DO THIS:
Leave out the pictures and set down exactly the lines from the start of the listing through the one with "const ringTicks = [5, 10, 15, 20];", both included.

DATA EXCERPT:
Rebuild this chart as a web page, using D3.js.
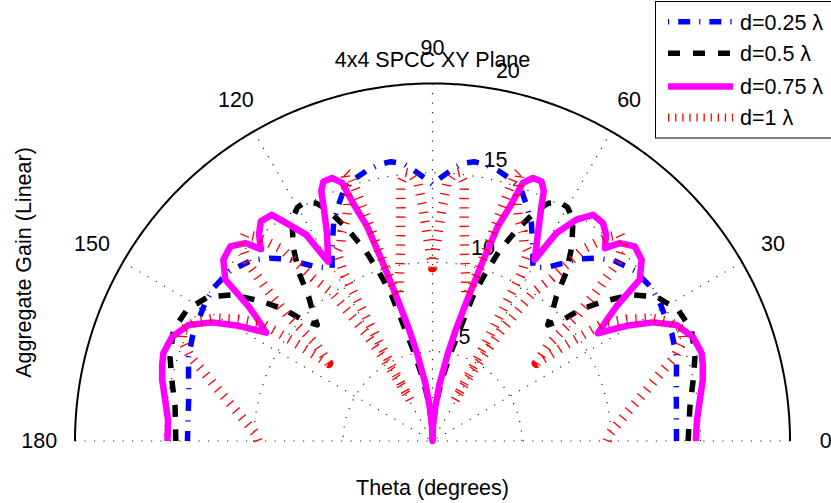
<!DOCTYPE html>
<html><head><meta charset="utf-8">
<script src="https://cdn.jsdelivr.net/npm/d3@7"></script>
<style>body{margin:0;background:#fff}svg{display:block}text{font-family:"Liberation Sans",Arial,sans-serif;fill:#000}</style>
</head><body>
<svg id="chart" width="831" height="503"></svg>
<script>
const chartTitle = "4x4 SPCC XY Plane";
const xLabel = "Theta (degrees)";
const yLabel = "Aggregate Gain (Linear)";
const seriesNames = ["d=0.25 λ", "d=0.5 λ", "d=0.75 λ", "d=1 λ"];
const angleTicks = [30, 60, 90, 120, 150, 180, 0];
const ringTicks = [5, 10, 15, 20];

const thetaBlue = [0,10,19,24,31,35,40,45,48.4,51.4,53.7,56.4,59.9,62.3,65.6,68.3,70.7,73.5,76.2,79,81.5,84,86,88.5,90,
  91.5,94,96,98.5,101,103.8,106.5,109.3,111.7,114.4,117.7,120.1,123.6,126.3,128.6,131.6,135,140,145,149,156,161,170,180];
const gainBlue = [13.65,13.85,14.44,14.67,14.87,14.95,14.8,14.3,13.68,13.03,12.34,11.68,11.19,12.09,13.39,14.22,14.95,15.3,15.55,15.75,15.8,15.6,15.2,14.68,14.35,
  14.68,15.2,15.6,15.8,15.75,15.55,15.3,14.95,14.22,13.39,12.09,11.19,11.68,12.34,13.03,13.68,14.3,14.8,14.95,14.87,14.67,14.44,13.85,13.71];

const thetaBlack = [0,7.6,13.2,17.8,23.2,28.1,32.8,36.3,39.3,41.7,42.9,45.2,47,49.4,51.6,54.3,57.6,60,62,64,65.7,68.1,70.6,72.4,74.3,75.6,78,81,84,87,90,
  93,96,99,102,104.4,105.7,107.6,109.4,111.9,114.3,116,118,120,122.4,125.7,128.4,130.6,133,134.8,137.1,138.3,140.7,143.7,147.2,151.9,156.8,162.2,166.8,172.4,180];
const gainBlack = [14.3,14.53,14.98,15.42,15.77,15.58,14.91,13.81,12.33,11.03,9.96,9.15,9.8,10.65,12.05,13.35,14.67,15.1,15.14,14.8,14.14,12.8,11.29,9.93,8.5,7.0,5.2,3.6,2.3,1.1,0,
  1.1,2.3,3.6,5.2,7.0,8.5,9.93,11.29,12.8,14.14,14.8,15.14,15.1,14.67,13.35,12.05,10.65,9.8,9.15,9.96,11.03,12.33,13.81,14.91,15.58,15.77,15.42,14.98,14.53,14.36];

const thetaMagenta = [0,4.5,8.7,12.7,15.7,18.1,21.8,25.4,28.3,30.7,33.1,35,36.2,37.9,40.9,43.9,46.6,48.2,50,52,54.6,57,59.2,60.6,63.1,65.1,66,67.2,69.1,70.7,71.7,73.05,74.3,76,78,80,83,86,88,90,
  92,94,97,100,102,104,105.7,106.95,108.3,109.3,110.9,112.8,114,114.9,116.9,120.2,121.5,123.5,125.4,128,130,131.8,133.4,136.1,139.1,142.1,143.8,145,146.9,149.3,151.7,154.6,158.2,161.9,164.3,167.3,171.3,175.5,180];
const gainMagenta = [14.73,14.84,15.13,15.5,15.71,15.84,15.69,15.12,14.0,12.62,11.04,12.0,12.75,14.69,15.48,15.7,15.24,14.47,15.1,15.48,15.52,14.77,13.54,11.64,13.05,14.47,15.3,15.75,15.75,15.3,13.83,12.55,10.53,8.3,6.5,5.0,3.2,1.7,0.8,0,
  0.8,1.7,3.2,5.0,6.5,8.3,10.53,12.55,13.83,15.3,15.75,15.75,15.3,14.47,13.05,11.6,13.54,14.5,15.52,15.6,15.1,14.4,15.24,15.7,15.48,14.69,12.75,12.0,11.1,12.62,14.0,15.12,15.69,15.84,15.71,15.5,15.13,14.84,14.83];

const thetaRed = [0,2.5,8.1,13.4,17.1,19.2,22,24,26.7,29.5,32.1,34.6,35.6,36.8,38.5,39.8,40.4,40.8,42.5,44,46,47.8,49.5,51.9,53.8,55.9,56.9,58.2,59.3,60.4,61.1,61.5,62,63.2,65.2,66.6,69,70.3,71.3,72,72.8,73.5,74.5,75.8,77,78.5,80.5,82,83,84.3,85.5,86.8,87.6,88.3,89.2,90,
  90.8,91.7,92.4,93.2,94.5,95.7,97,98,99.5,101.5,103,104.2,105.5,106.5,107.2,108,108.7,109.7,111,113.4,114.8,116.8,118,118.5,118.9,119.6,120.7,121.8,123.1,124.1,126.2,128.1,130.5,132.2,134,136,137.5,139.2,139.6,140.2,141.5,143.2,144.4,145.4,147.9,150.5,153.3,156,158,160.8,162.9,166.6,171.9,177.5,180];
const gainRed = [9.76,9.93,10.96,12.31,13.5,14.36,15.12,15.3,14.86,13.97,12.82,11.6,9.5,7.25,7.9,8.54,9.58,10.63,12.6,14.4,15.4,15.6,15.0,13.6,11.3,10.0,8.54,7.1,5.49,4.0,2.6,6.0,10.5,11.86,12.2,12.75,13.4,14.04,14.9,15.9,15.5,13.3,10.6,8.9,8.3,9.3,10.85,12.7,14.55,15.1,15.0,14.4,13.1,11.9,10.6,9.7,
  10.6,11.9,13.1,14.4,15.0,15.1,14.55,12.7,10.85,9.3,8.3,8.9,10.6,13.3,15.5,15.9,14.9,14.04,13.4,12.75,12.2,11.86,10.5,6.0,2.6,4.0,5.49,7.1,8.54,10.0,11.3,13.6,15.0,15.6,15.4,14.4,12.6,10.63,9.58,8.54,7.9,7.25,9.5,11.6,12.82,13.97,14.86,15.3,15.12,14.36,13.5,12.31,10.96,9.93,9.76];

const W = 831, H = 503;
const cx = 432.5, cy = 441, R = 357.5;
const rScale = d3.scaleLinear().domain([0, 20]).range([0, R]);
const aScale = d3.scaleLinear().domain([0, 180]).range([Math.PI / 2, -Math.PI / 2]);
const svg = d3.select("#chart");
const g = svg.append("g").attr("transform", `translate(${cx},${cy})`);
const px = (deg, v) => rScale(v) * Math.sin(aScale(deg));
const py = (deg, v) => -rScale(v) * Math.cos(aScale(deg));

// grid rings (dotted)
const ringLine = d3.lineRadial().angle(d => aScale(d[0])).radius(d => rScale(d[1]));
const arcDegs = d3.range(0, 180.5, 1);
ringTicks.slice(0, 3).forEach(v => {
  g.append("path").attr("d", ringLine(arcDegs.map(a => [a, v])))
    .attr("fill", "none").attr("stroke", "#222").attr("stroke-width", 1.2).attr("stroke-dasharray", "1.2 8.3");
});
// spokes
[0, 30, 60, 90, 120, 150, 180].forEach(a => {
  g.append("line").attr("x1", px(a, 20)).attr("y1", py(a, 20)).attr("x2", 0).attr("y2", 0)
    .attr("stroke", "#222").attr("stroke-width", 1.2).attr("stroke-dasharray", "1.2 8.3");
});
// outer circle
g.append("path").attr("d", ringLine(d3.range(0, 180.25, 0.5).map(a => [a, 20])))
  .attr("fill", "none").attr("stroke", "#000").attr("stroke-width", 2);

// angle labels
angleTicks.forEach(a => {
  g.append("text").attr("x", px(a, 22)).attr("y", py(a, 22)).attr("text-anchor", "middle")
    .attr("dominant-baseline", "central").attr("font-size", 21.5).text(a);
});
// ring labels
ringTicks.forEach(v => {
  g.append("text").attr("x", px(82, v + 0.25) + 13).attr("y", py(82, v + 0.25) - 4.4)
    .attr("font-size", 21.5).text(v);
});

// data
const series = [
  {t: thetaBlue, v: gainBlue, color: "#0000ff", w: 5.5, dash: "12 9.5 1.2 9.5"},
  {t: thetaBlack, v: gainBlack, color: "#000000", w: 5.5, dash: "12 12.5"},
  {t: thetaMagenta, v: gainMagenta, color: "#ff00ff", w: 6.5, dash: null},
  {t: thetaRed, v: gainRed, color: "#ff0000", w: 9.5, dash: "1.3 8"}
];
const dataLine = d3.lineRadial().angle(d => aScale(d[0])).radius(d => rScale(d[1]));
series.forEach(s => {
  const p = g.append("path").attr("d", dataLine(d3.zip(s.t, s.v)))
    .attr("fill", "none").attr("stroke", s.color).attr("stroke-width", s.w)
    .attr("stroke-linejoin", "round");
  if (s.dash) p.attr("stroke-dasharray", s.dash);
});

// title and axis labels
svg.append("text").attr("x", 432.5).attr("y", 66.5).attr("text-anchor", "middle").attr("font-size", 21.5).text(chartTitle);
svg.append("text").attr("x", 432.5).attr("y", 495).attr("text-anchor", "middle").attr("font-size", 21.5).text(xLabel);
svg.append("text").attr("transform", "translate(30.5,262.5) rotate(-90)").attr("text-anchor", "middle").attr("font-size", 21.5).text(yLabel);

// legend
const lg = svg.append("g");
lg.append("rect").attr("x", 655.5).attr("y", 1.5).attr("width", 185).attr("height", 136.5)
  .attr("fill", "#fff").attr("stroke", "#000").attr("stroke-width", 1);
const rowY = [21.7, 53.3, 86.5, 117.5];
series.forEach((s, i) => {
  const l = lg.append("line").attr("x1", 668).attr("x2", 733).attr("y1", rowY[i]).attr("y2", rowY[i])
    .attr("stroke", s.color).attr("stroke-width", i === 3 ? 8 : s.w);
  if (i === 0) l.attr("stroke-dasharray", "1.2 9 12 9");
  if (i === 1) l.attr("stroke-dasharray", "12 13");
  if (i === 3) l.attr("stroke-dasharray", "1.3 5.8");
  lg.append("text").attr("x", 740).attr("y", rowY[i] + 7.8).attr("font-size", 21.5).text(seriesNames[i]);
});
</script>
</body></html>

RESPONSE:
Rebuild this chart as a web page, using D3.js.
<!DOCTYPE html>
<html><head><meta charset="utf-8">
<script src="https://cdn.jsdelivr.net/npm/d3@7"></script>
<style>body{margin:0;background:#fff}svg{display:block}text{font-family:"Liberation Sans",Arial,sans-serif;fill:#000}</style>
</head><body>
<svg id="chart" width="831" height="503"></svg>
<script>
const chartTitle = "4x4 SPCC XY Plane";
const xLabel = "Theta (degrees)";
const yLabel = "Aggregate Gain (Linear)";
const seriesNames = ["d=0.25 λ", "d=0.5 λ", "d=0.75 λ", "d=1 λ"];
const angleTicks = [30, 60, 90, 120, 150, 180, 0];
const ringTicks = [5, 10, 15, 20];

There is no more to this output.